老婦人說:“孩子你說話可得憑良心。我們是窮,可我們不貪財。走,我們走,再也不登他們家的門了。”老初急了,對女兒說:“你要是讓他們走了,我就死。”老初從身邊拿起一把水果刀。初小雅沒想到父親會使這一招,無可奈何地問:“爸,你真是鐵定了要和這個女人一起過了是吧?”老初說:“是。”初小雅說:“好,你想咋樣就咋樣,讓這個傻小子給你養老送終吧。”初小雅哭著走了。

老婦人說:“老初,你咋這糊塗,孩子回來看你,你卻和孩子鬧翻。”老初說:“老伴活著時,我啥主都沒做過;老伴死了我聽孩子們的,也不做主;現在我老了,就想自己做回主,高興地活上幾年,你就答應我吧。”老婦人哭了,她看了看傻兒子,傻兒子竟然哭著衝她點頭。

老初絕食成功,老婦人終究妥協,一家子搬過來住了。順了心的老初成天樂呵地像個孩子,到哪兒都領著小雷。傻子每天去打掃衛生,小雷上學,老婦人在家收拾家務陪老初看電視,小日子過得甜甜蜜蜜。

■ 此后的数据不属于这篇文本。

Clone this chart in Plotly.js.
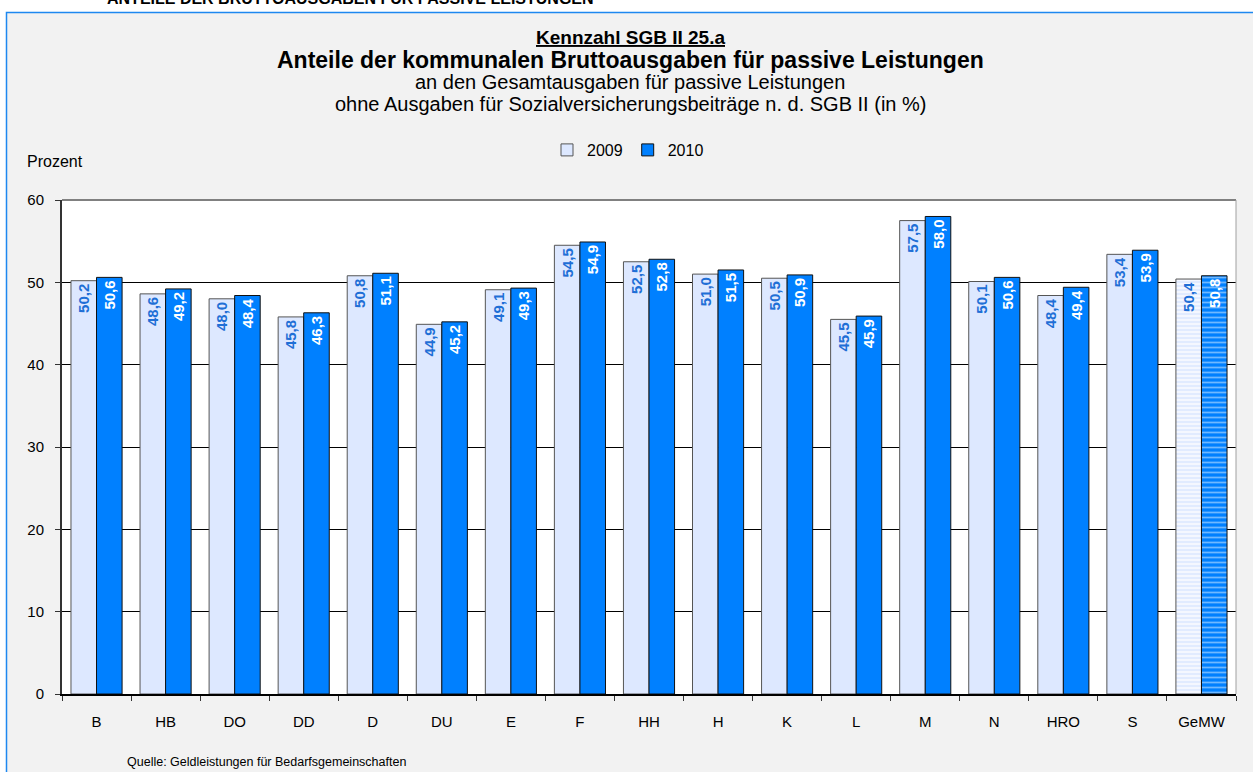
<!DOCTYPE html>
<html><head><meta charset="utf-8">
<script src="https://cdn.plot.ly/plotly-3.0.1.min.js"></script>
<style>html,body{margin:0;padding:0;background:#fff}</style>
</head><body><div id="chart" style="width:1253px;height:772px"></div>
<script>
const categories = ["B","HB","DO","DD","D","DU","E","F","HH","H","K","L","M","N","HRO","S","GeMW"];
const values2009 = [50.2,48.6,48.0,45.8,50.8,44.9,49.1,54.5,52.5,51.0,50.5,45.5,57.5,50.1,48.4,53.4,50.4];
const values2010 = [50.6,49.2,48.4,46.3,51.1,45.2,49.3,54.9,52.8,51.5,50.9,45.9,58.0,50.6,49.4,53.9,50.8];
const seriesNames = ["2009","2010"];

const W = 1253, H = 772;
const L = 62, R = 1236, T = 200, B = 694;
const px = x => (x - L) / (R - L);
const py = y => (B - y) / (B - T);
const fmt = v => v.toFixed(1).replace('.', ',');
const FONT = 'Arial, "Liberation Sans", sans-serif';
const isAvg = categories.map(c => c === "GeMW");

const trace2009 = {
  type: 'bar', name: seriesNames[0], x: categories, y: values2009,
  text: values2009.map(fmt), textposition: 'inside', insidetextanchor: 'end', textangle: -90,
  textfont: {family: FONT, size: 15, color: '#1f6fd6', weight: 'bold'},
  marker: {
    color: '#dde8ff',
    line: {color: '#555555', width: 1},
    pattern: {shape: isAvg.map(a => a ? '-' : ''), bgcolor: '#f4f7ff', fgcolor: '#dde8ff', size: 4, solidity: 0.4}
  },
  hoverinfo: 'skip', cliponaxis: false
};
const trace2010 = {
  type: 'bar', name: seriesNames[1], x: categories, y: values2010,
  text: values2010.map(fmt), textposition: 'inside', insidetextanchor: 'end', textangle: -90,
  textfont: {family: FONT, size: 15, color: '#ffffff', weight: 'bold'},
  marker: {
    color: '#0080ff',
    line: {color: '#111111', width: 1},
    pattern: {shape: isAvg.map(a => a ? '-' : ''), bgcolor: '#0080ff', fgcolor: '#6fb8ff', size: 5, solidity: 0.35}
  },
  hoverinfo: 'skip', cliponaxis: false
};

const ann = (text, x, y, size, opts={}) => Object.assign({
  text, xref: 'paper', yref: 'paper', x: px(x), y: py(y), showarrow: false,
  xanchor: 'center', yanchor: 'middle', font: {family: FONT, size, color: '#000'}
}, opts);

const layout = {
  width: W, height: H,
  margin: {l: L, r: W - R, t: T, b: H - B, pad: 0},
  paper_bgcolor: '#f2f2f2', plot_bgcolor: '#ffffff',
  barmode: 'group', bargap: 0.26, bargroupgap: 0,
  showlegend: true,
  legend: {orientation: 'h', x: px(628), y: py(150), xanchor: 'center', yanchor: 'middle',
    font: {family: FONT, size: 16, color: '#000'}, bgcolor: 'rgba(0,0,0,0)', itemwidth: 30, traceorder: 'normal'},
  xaxis: {
    type: 'category', showline: true, linecolor: '#000', linewidth: 2,
    ticks: 'outside', tickson: 'boundaries', ticklen: 5, tickcolor: '#333', tickwidth: 1,
    tickfont: {family: FONT, size: 15, color: '#000'}, ticklabelstandoff: 13,
    showgrid: false, fixedrange: true
  },
  yaxis: {
    range: [0, 60], dtick: 10, tick0: 0, showline: true, linecolor: '#333', linewidth: 2,
    ticks: 'outside', ticklen: 5, tickcolor: '#333',
    tickfont: {family: FONT, size: 15, color: '#000'}, ticklabelstandoff: 8,
    showgrid: true, gridcolor: '#000', gridwidth: 1, zeroline: false, fixedrange: true
  },
  shapes: [
    {type: 'rect', xref: 'paper', yref: 'paper', x0: px(-5), x1: px(6), y0: py(-5), y1: py(780), fillcolor: '#ffffff', line: {width: 0}, layer: 'below'},
    {type: 'rect', xref: 'paper', yref: 'paper', x0: px(-5), x1: px(1260), y0: py(-5), y1: py(12), fillcolor: '#ffffff', line: {width: 0}, layer: 'below'},
    {type: 'rect', xref: 'paper', yref: 'paper', x0: px(6.5), x1: px(1262), y0: py(12.5), y1: py(790), fillcolor: 'rgba(0,0,0,0)', line: {color: '#1e88f0', width: 1.5}, layer: 'below'},
    {type: 'line', xref: 'paper', yref: 'paper', x0: 0, x1: 1, y0: 1, y1: 1, line: {color: '#808080', width: 2}},
    {type: 'line', xref: 'paper', yref: 'paper', x0: 1, x1: 1, y0: 0, y1: 1, line: {color: '#a0a0a0', width: 1}}
  ],
  annotations: [
    ann('<b>ANTEILE DER BRUTTOAUSGABEN FÜR PASSIVE LEISTUNGEN</b>', 350, 9, 16, {yanchor: 'bottom'}),
    ann('<b><u>Kennzahl SGB II 25.a</u></b>', 630, 37, 19),
    ann('<b>Anteile der kommunalen Bruttoausgaben für passive Leistungen</b>', 630, 60, 23),
    ann('an den Gesamtausgaben für passive Leistungen', 630, 82, 20),
    ann('ohne Ausgaben für Sozialversicherungsbeiträge n. d. SGB II (in %)', 630, 104, 20),
    ann('Prozent', 25, 161, 16, {xanchor: 'left'}),
    ann('Quelle: Geldleistungen für Bedarfsgemeinschaften', 125, 762, 12.5, {xanchor: 'left'})
  ]
};

Plotly.newPlot('chart', [trace2009, trace2010], layout, {displayModeBar: false, staticPlot: true});
</script></body></html>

過年時,老黃總會來串門,看著一家老小過得開心他也跟著開心。老初的孩子們經常給老黃打個電話,讓老黃勸著他爸點,手裡那點退休金折騰就折騰了,千萬別傻的把房子也給了他們。老黃會把孩子們的話傳給老初,老初就會回敬他一句:“我知道,我不傻。”

轉眼過了五年多,老初突然得了腸癌,住院不到兩個月就去世了。葬了父親,老初的兩個孩子商量著把房子賣了。他們萬萬沒想到,房產證上已經不是父親的名字,變成了康翠花。

兄妹倆肺都要氣炸了,明擺著的事實驗證了康翠花的叵測用心,他們去老黃那裡問情況,還說要告康翠花欺詐他父親。老黃對這個過程很清楚,他感慨地對兩個小初說:“你爸早知道得了這病,所以才提前把想做的事做了。你爸是住院前告訴我的,辦房產證時,康翠花不知道,是你爸拿著她的身份證找人代辦的,到現在康翠花都不知道這房子已經是她的了。你們也許不明白你爸為什麼這樣做,可我明白。”

老初兒子初小越問:“為什麼呀?難道我爸有苦衷?”

老黃搖頭說:“我是親眼看到這五年你爸過的那股開心勁兒,連你媽在時都沒有過。你們是他的親生孩子不假,惦記他也不假,可他老了不需要別的,需要的是陪伴,你們卻沒時間陪伴他。康翠花一家,對你爸的好是真也好假也好,卻實實在在給你爸帶來了歡樂,他們確實陪伴你爸過了這最後的五年。難道,你爸的這份快樂真的就不值這60平米的小房子嗎?你們又不缺這幾個錢,就不要再讓他們無家可歸了,讓你爸在天之靈安息吧。”

兩個孩子默默低下了頭。這時,只聽門外有動靜,他們走出去,看到康翠花一家人正從屋裡往外搬自己的東西。康翠花很卑微地說:“我們這就搬走,搬完就給你們鑰匙。”

初小雅愧疚地說:“阿姨,對不起,我們錯怪你了,我們應該謝謝你照顧我爸這麼多年。”

初小越也很內疚地說:“阿姨,你們不用搬了,這房子以後就是你們的了。我們雖沒了老人,可這裡還是我們的家,是我們的根,以後你就是我們的母親,讓我們兄妹倆回來時還有個家能進。”